━━ RECORDED DATA

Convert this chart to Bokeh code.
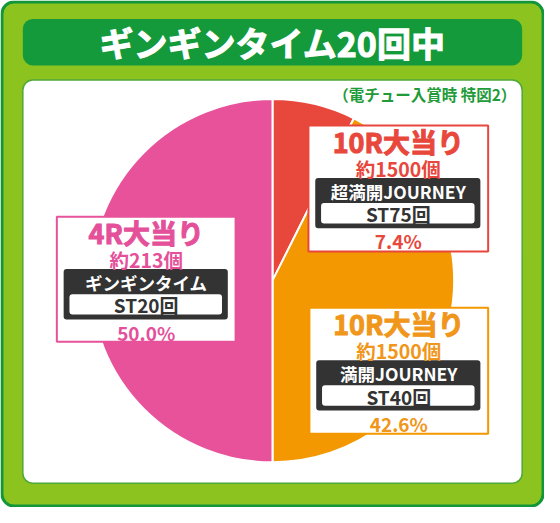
import math
from bokeh.plotting import figure
from bokeh.models import ColumnDataSource, Range1d, BoxAnnotation, Quad, Text
from bokeh.core.properties import value
from bokeh.embed import file_html
from bokeh.resources import INLINE

# ---- data ----
title = "ギンギンタイム20回中"
subtitle = "（電チュー入賞時 特図2）"
rounds = ["10R大当り", "10R大当り", "4R大当り"]
payouts = ["約1500個", "約1500個", "約213個"]
modes = ["超満開JOURNEY", "満開JOURNEY", "ギンギンタイム"]
st_counts = ["ST75回", "ST40回", "ST20回"]
shares = [7.4, 42.6, 50.0]
slice_colors = ["#e8473c", "#f39800", "#e8529a"]
text_colors = ["#e8473c", "#f0961a", "#e4509a"]

FONT = value("Noto Sans CJK JP")
W, H = 560, 523
HAS_OUTLINE = "text_outline_color" in Text.properties()


def Y(v):
    return H - v


p = figure(width=544, height=507, x_range=Range1d(0, W), y_range=Range1d(0, H),
           output_backend="svg", toolbar_location=None, min_border=0,
           x_axis_location=None, y_axis_location=None)
p.grid.visible = False
p.outline_line_color = None
p.background_fill_color = "white"
p.border_fill_color = "white"

# ---- frame ----
p.add_layout(BoxAnnotation(left=1.5, right=558.5, bottom=Y(521.5), top=Y(1.5),
                           fill_color="#8cc31e", fill_alpha=1, line_color="#12963a",
                           line_alpha=1, line_width=3, border_radius=12, level="underlay"))
p.add_layout(BoxAnnotation(left=23, right=537, bottom=Y(67), top=Y(19),
                           fill_color="#14993b", fill_alpha=1, line_color=None,
                           border_radius=10, level="underlay"))
p.add_layout(BoxAnnotation(left=23, right=537, bottom=Y(498), top=Y(82),
                           fill_color="white", fill_alpha=1, line_color="#4ea83a",
                           line_alpha=1, line_width=1.5, border_radius=10, level="underlay"))

title_extra = dict(text_outline_color="white") if HAS_OUTLINE else {}
p.text(x=[280], y=[Y(43)], text=[title], text_font=FONT, text_font_style="bold",
       text_font_size="34px", text_color="white", text_align="center",
       text_baseline="middle", **title_extra)
p.text(x=[531], y=[Y(96)], text=[subtitle], text_font=FONT, text_font_style="bold",
       text_font_size="15.5px", text_color="#1f9b3a", text_align="right",
       text_baseline="middle")

# ---- pie ----
starts, ends = [], []
cum = 0.0
for s in shares:
    starts.append(math.pi / 2 - 2 * math.pi * cum / 100)
    cum += s
    ends.append(math.pi / 2 - 2 * math.pi * cum / 100)
pie = ColumnDataSource(dict(x=[280] * len(shares), y=[Y(289)] * len(shares),
                            start=starts, end=ends, color=slice_colors))
p.wedge(x="x", y="y", radius=187, start_angle="start", end_angle="end",
        direction="clock", fill_color="color", line_color="white", line_width=2,
        source=pie)

# ---- label boxes ----
boxes = [(317, 502, 129, 259), (318, 502, 317, 447), (58, 242, 223, 352)]
lefts = [b[0] for b in boxes]
rights = [b[1] for b in boxes]
tops = [b[2] for b in boxes]
cx = [(b[0] + b[1]) / 2 for b in boxes]

rr = {}
if "border_radius" in Quad.properties():
    rr = dict(border_radius=3)

p.quad(left=lefts, right=rights, top=[Y(t) for t in tops],
       bottom=[Y(b[3]) for b in boxes], fill_color="white",
       line_color=slice_colors, line_width=2)
p.quad(left=[l + 7 for l in lefts], right=[r - 8 for r in rights],
       top=[Y(t + 54) for t in tops], bottom=[Y(t + 106) for t in tops],
       fill_color="#333333", line_color=None, **rr)
p.quad(left=[l + 13 for l in lefts], right=[r - 14 for r in rights],
       top=[Y(t + 80) for t in tops], bottom=[Y(t + 101) for t in tops],
       fill_color="white", line_color=None, **rr)


def label_row(texts, dy, size, colors, outline=False):
    src = ColumnDataSource(dict(x=cx, y=[Y(t + dy) for t in tops], t=texts, c=colors))
    extra = dict(text_outline_color="c") if (HAS_OUTLINE and outline) else {}
    p.text(x="x", y="y", text="t", text_color="c", source=src, text_font=FONT,
           text_font_style="bold", text_font_size=size, text_align="center",
           text_baseline="middle", **extra)


label_row(rounds, 16, "27px", text_colors, outline=True)
label_row(payouts, 44, "19.5px", text_colors)
label_row(modes, 68, "17.5px", ["white"] * 3)
label_row(st_counts, 91, "19px", ["#333333"] * 3)
label_row([f"{s:.1f}%" for s in shares], 119, "19px", text_colors)

open("out.html", "w").write(file_html(p, INLINE))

━━━━

▸ PROBLEM REQUIREMENTS:
Each line of the material must be retyped exactly, except that images are omitted.

▸ EXERCISE RESULT:
Convert this chart to Bokeh code.
import math
from bokeh.plotting import figure
from bokeh.models import ColumnDataSource, Range1d, BoxAnnotation, Quad, Text
from bokeh.core.properties import value
from bokeh.embed import file_html
from bokeh.resources import INLINE

# ---- data ----
title = "ギンギンタイム20回中"
subtitle = "（電チュー入賞時 特図2）"
rounds = ["10R大当り", "10R大当り", "4R大当り"]
payouts = ["約1500個", "約1500個", "約213個"]
modes = ["超満開JOURNEY", "満開JOURNEY", "ギンギンタイム"]
st_counts = ["ST75回", "ST40回", "ST20回"]
shares = [7.4, 42.6, 50.0]
slice_colors = ["#e8473c", "#f39800", "#e8529a"]
text_colors = ["#e8473c", "#f0961a", "#e4509a"]

FONT = value("Noto Sans CJK JP")
W, H = 560, 523
HAS_OUTLINE = "text_outline_color" in Text.properties()


def Y(v):
    return H - v


p = figure(width=544, height=507, x_range=Range1d(0, W), y_range=Range1d(0, H),
           output_backend="svg", toolbar_location=None, min_border=0,
           x_axis_location=None, y_axis_location=None)
p.grid.visible = False
p.outline_line_color = None
p.background_fill_color = "white"
p.border_fill_color = "white"

# ---- frame ----
p.add_layout(BoxAnnotation(left=1.5, right=558.5, bottom=Y(521.5), top=Y(1.5),
                           fill_color="#8cc31e", fill_alpha=1, line_color="#12963a",
                           line_alpha=1, line_width=3, border_radius=12, level="underlay"))
p.add_layout(BoxAnnotation(left=23, right=537, bottom=Y(67), top=Y(19),
                           fill_color="#14993b", fill_alpha=1, line_color=None,
                           border_radius=10, level="underlay"))
p.add_layout(BoxAnnotation(left=23, right=537, bottom=Y(498), top=Y(82),
                           fill_color="white", fill_alpha=1, line_color="#4ea83a",
                           line_alpha=1, line_width=1.5, border_radius=10, level="underlay"))

title_extra = dict(text_outline_color="white") if HAS_OUTLINE else {}
p.text(x=[280], y=[Y(43)], text=[title], text_font=FONT, text_font_style="bold",
       text_font_size="34px", text_color="white", text_align="center",
       text_baseline="middle", **title_extra)
p.text(x=[531], y=[Y(96)], text=[subtitle], text_font=FONT, text_font_style="bold",
       text_font_size="15.5px", text_color="#1f9b3a", text_align="right",
       text_baseline="middle")

# ---- pie ----
starts, ends = [], []
cum = 0.0
for s in shares:
    starts.append(math.pi / 2 - 2 * math.pi * cum / 100)
    cum += s
    ends.append(math.pi / 2 - 2 * math.pi * cum / 100)
pie = ColumnDataSource(dict(x=[280] * len(shares), y=[Y(289)] * len(shares),
                            start=starts, end=ends, color=slice_colors))
p.wedge(x="x", y="y", radius=187, start_angle="start", end_angle="end",
        direction="clock", fill_color="color", line_color="white", line_width=2,
        source=pie)

# ---- label boxes ----
boxes = [(317, 502, 129, 259), (318, 502, 317, 447), (58, 242, 223, 352)]
lefts = [b[0] for b in boxes]
rights = [b[1] for b in boxes]
tops = [b[2] for b in boxes]
cx = [(b[0] + b[1]) / 2 for b in boxes]

rr = {}
if "border_radius" in Quad.properties():
    rr = dict(border_radius=3)

p.quad(left=lefts, right=rights, top=[Y(t) for t in tops],
       bottom=[Y(b[3]) for b in boxes], fill_color="white",
       line_color=slice_colors, line_width=2)
p.quad(left=[l + 7 for l in lefts], right=[r - 8 for r in rights],
       top=[Y(t + 54) for t in tops], bottom=[Y(t + 106) for t in tops],
       fill_color="#333333", line_color=None, **rr)
p.quad(left=[l + 13 for l in lefts], right=[r - 14 for r in rights],
       top=[Y(t + 80) for t in tops], bottom=[Y(t + 101) for t in tops],
       fill_color="white", line_color=None, **rr)


def label_row(texts, dy, size, colors, outline=False):
    src = ColumnDataSource(dict(x=cx, y=[Y(t + dy) for t in tops], t=texts, c=colors))
    extra = dict(text_outline_color="c") if (HAS_OUTLINE and outline) else {}
    p.text(x="x", y="y", text="t", text_color="c", source=src, text_font=FONT,
           text_font_style="bold", text_font_size=size, text_align="center",
           text_baseline="middle", **extra)


label_row(rounds, 16, "27px", text_colors, outline=True)
label_row(payouts, 44, "19.5px", text_colors)
label_row(modes, 68, "17.5px", ["white"] * 3)
label_row(st_counts, 91, "19px", ["#333333"] * 3)
label_row([f"{s:.1f}%" for s in shares], 119, "19px", text_colors)

open("out.html", "w").write(file_html(p, INLINE))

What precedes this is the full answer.